A decisioning flow involves several steps using the STATISTICA Enterprise Manager product. At each stage elements are retrieved from the repository based on the access defined for users and can be written back to the repository for management and reuse.
- The first step is to retrieve data from data connection and configuration templates. Users may have access to the underlying queries or just to the data. Data from multiple data connections can be used and a wide range of ETL functions are available in the data manipulation step.
- Data can be prepared and recoded, using Weight of Evidence for instance, and these transformations are then deployed as rules that can be versioned and reused. The rules are sequential and can assign text labels as well as transform the data. The rules are deployed to the enterprise server and can be associated with the data source. They can then be included in the defined workflow.
- Models can then be built using various modeling techniques and embedded in the flow. A wide range of modeling techniques are supported and the workflow can create multiple models, combine or compare them etc.
- Additional rules can be added to the workflow. The rules node contains a sequential set of rules built using an editor that has some integration with the data structures being manipulated and has a nice tree structure to allow rules to be collapsed. Temporary variables can be managed and models can be executed by the rules as necessary. Reason codes can be assigned using array handling that lets you build a set of reason codes. Rules can be reused across batch and real-time environment and multiple workflows. Rules have access to the full range of mathematical functions also.

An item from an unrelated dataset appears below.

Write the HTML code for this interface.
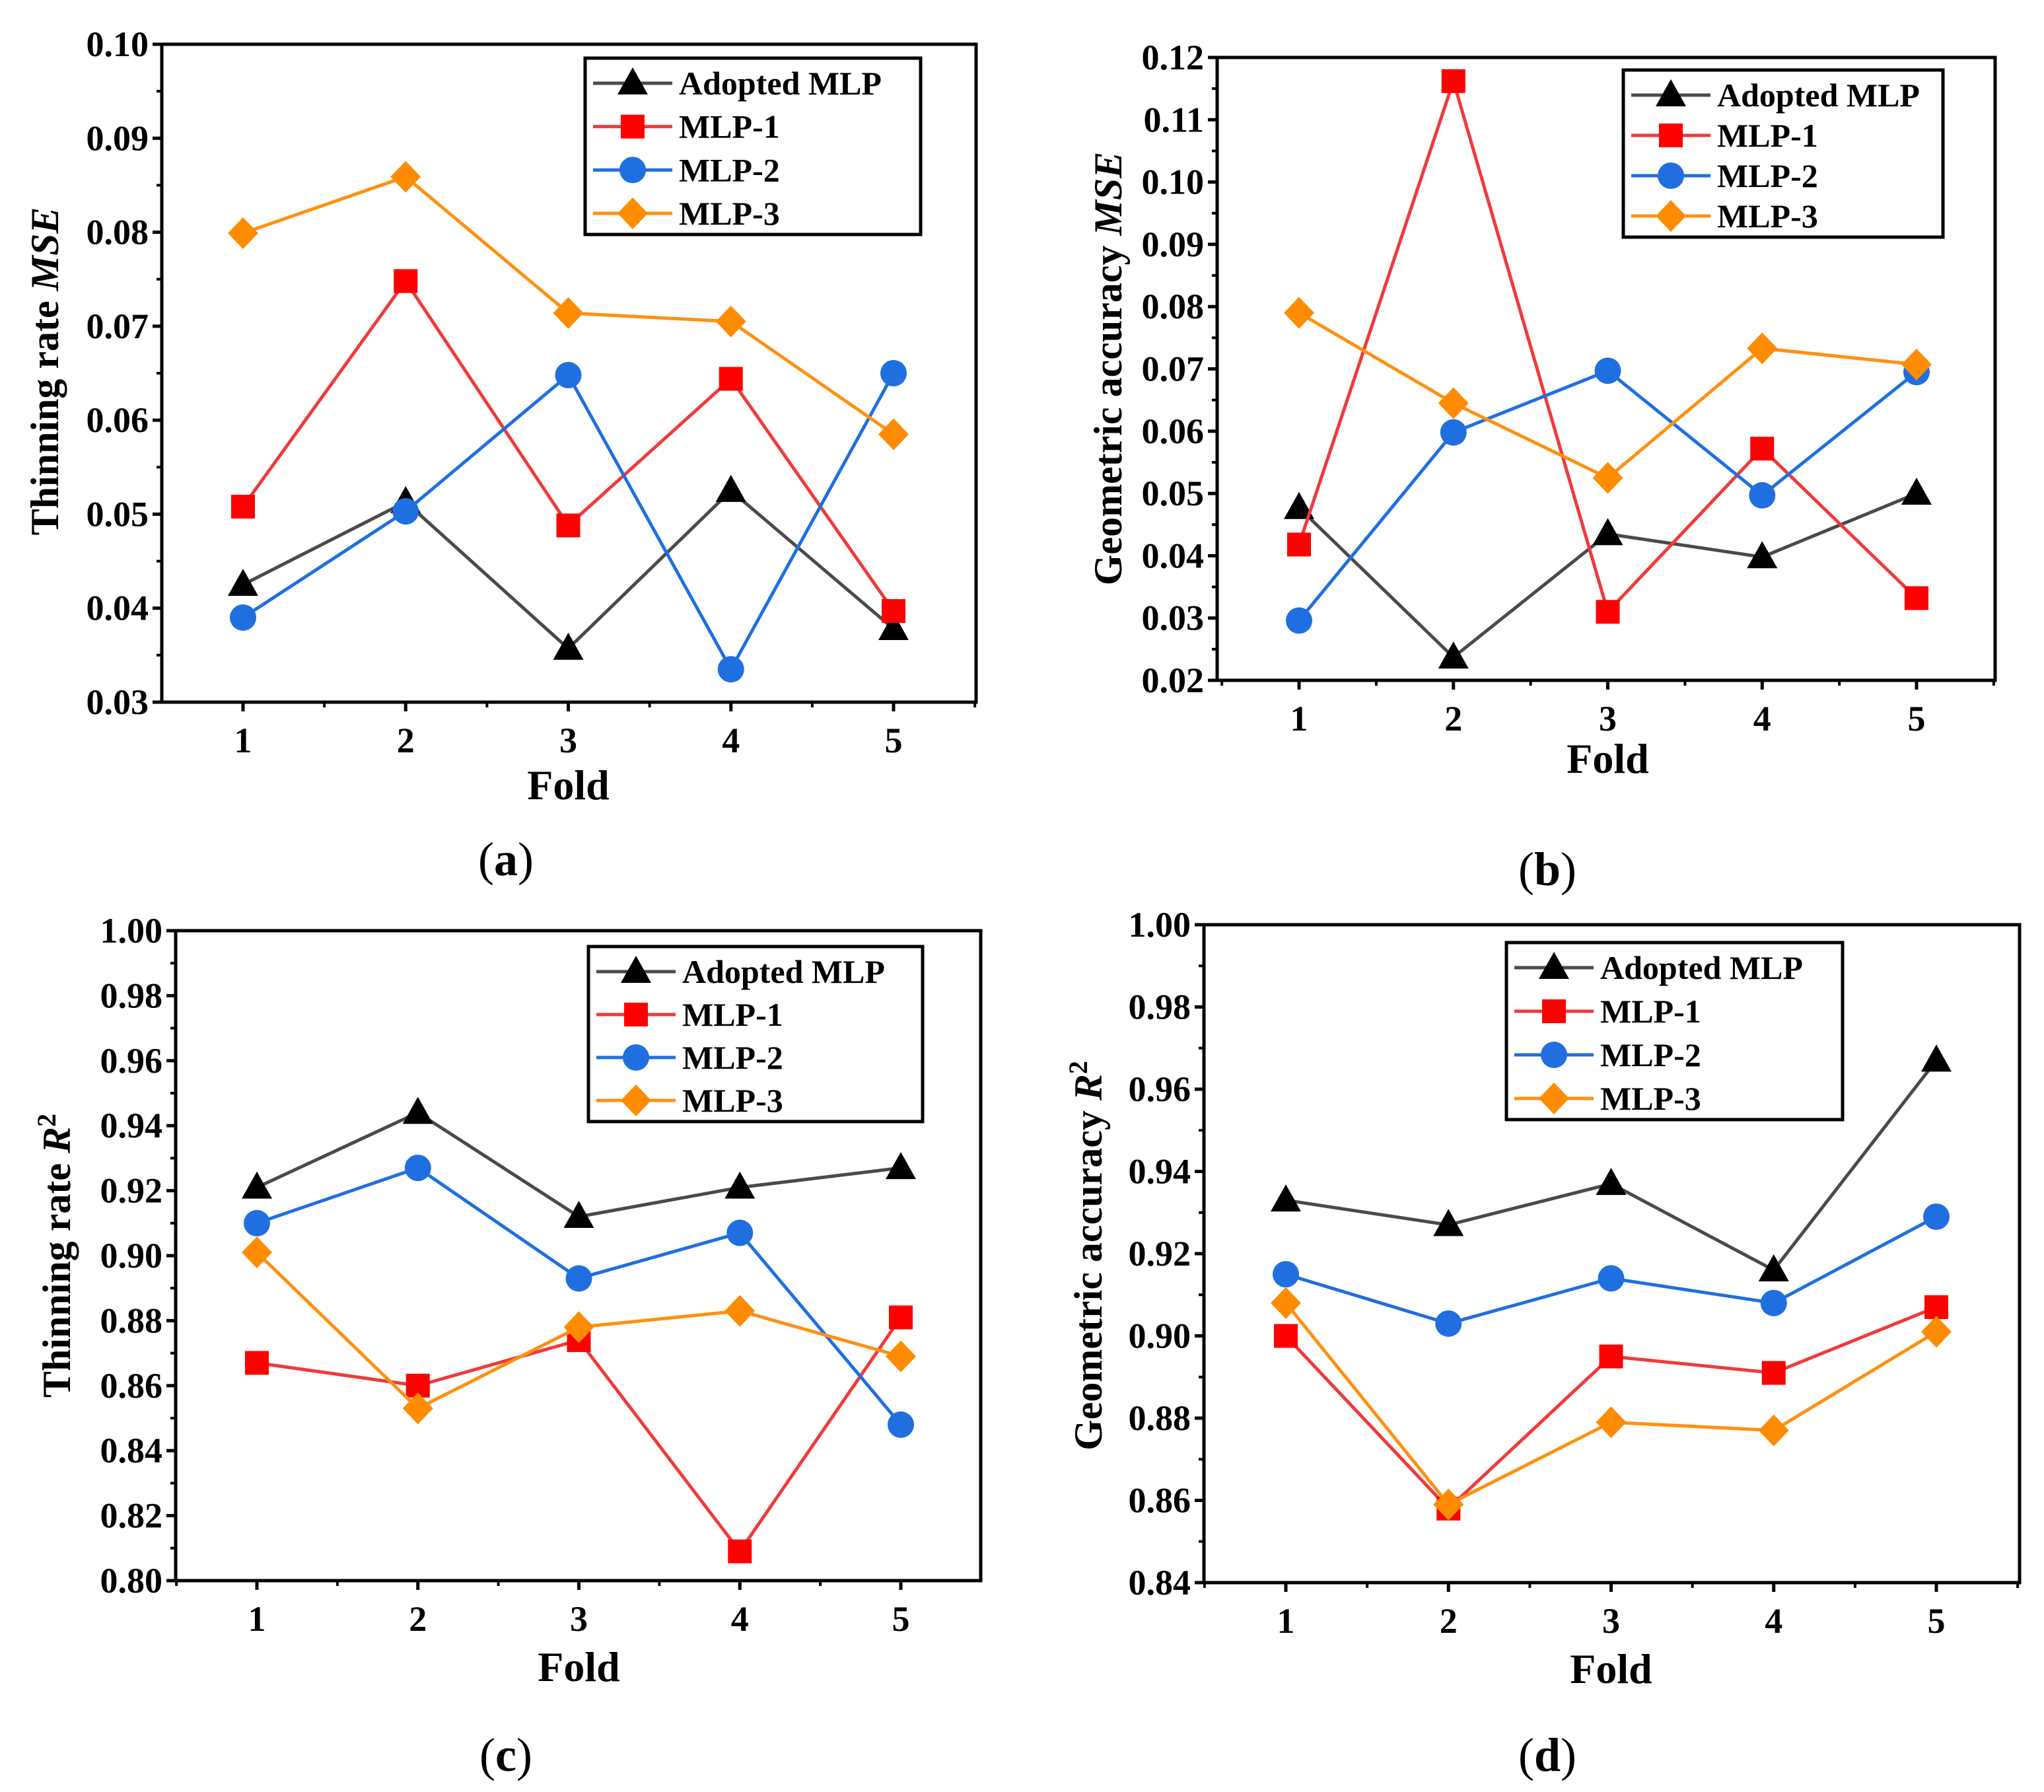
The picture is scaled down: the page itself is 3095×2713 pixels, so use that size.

- The whole workflow can then be deployed to the various deployment options.
A debugger allows a set of records to run through the flow and see which transactions fired which rules. While the rules do not offer conflict detection there is some error detection (use of a variable that is not defined for instance) and some tools in the enterprise platform to see which objects refer to which other objects. Users can run multiple paths in a workflow for comparison purposes and can then use analysis tools built into the modeling environment to see what difference a change would make or which approach would be more profitable.
Besides executing the complete decisioning workflows using the STATISTICA products, all of the models can also be deployed as C, C++, PMML, Visual Basic, SAS, Java or C# Stored Procedure. The tool also supports Visual Basic scripting and this can also be used to push things into the database programmatically.
StatSoft will be one of the vendors listed in the forthcoming report on Decision Management Systems platform technologies.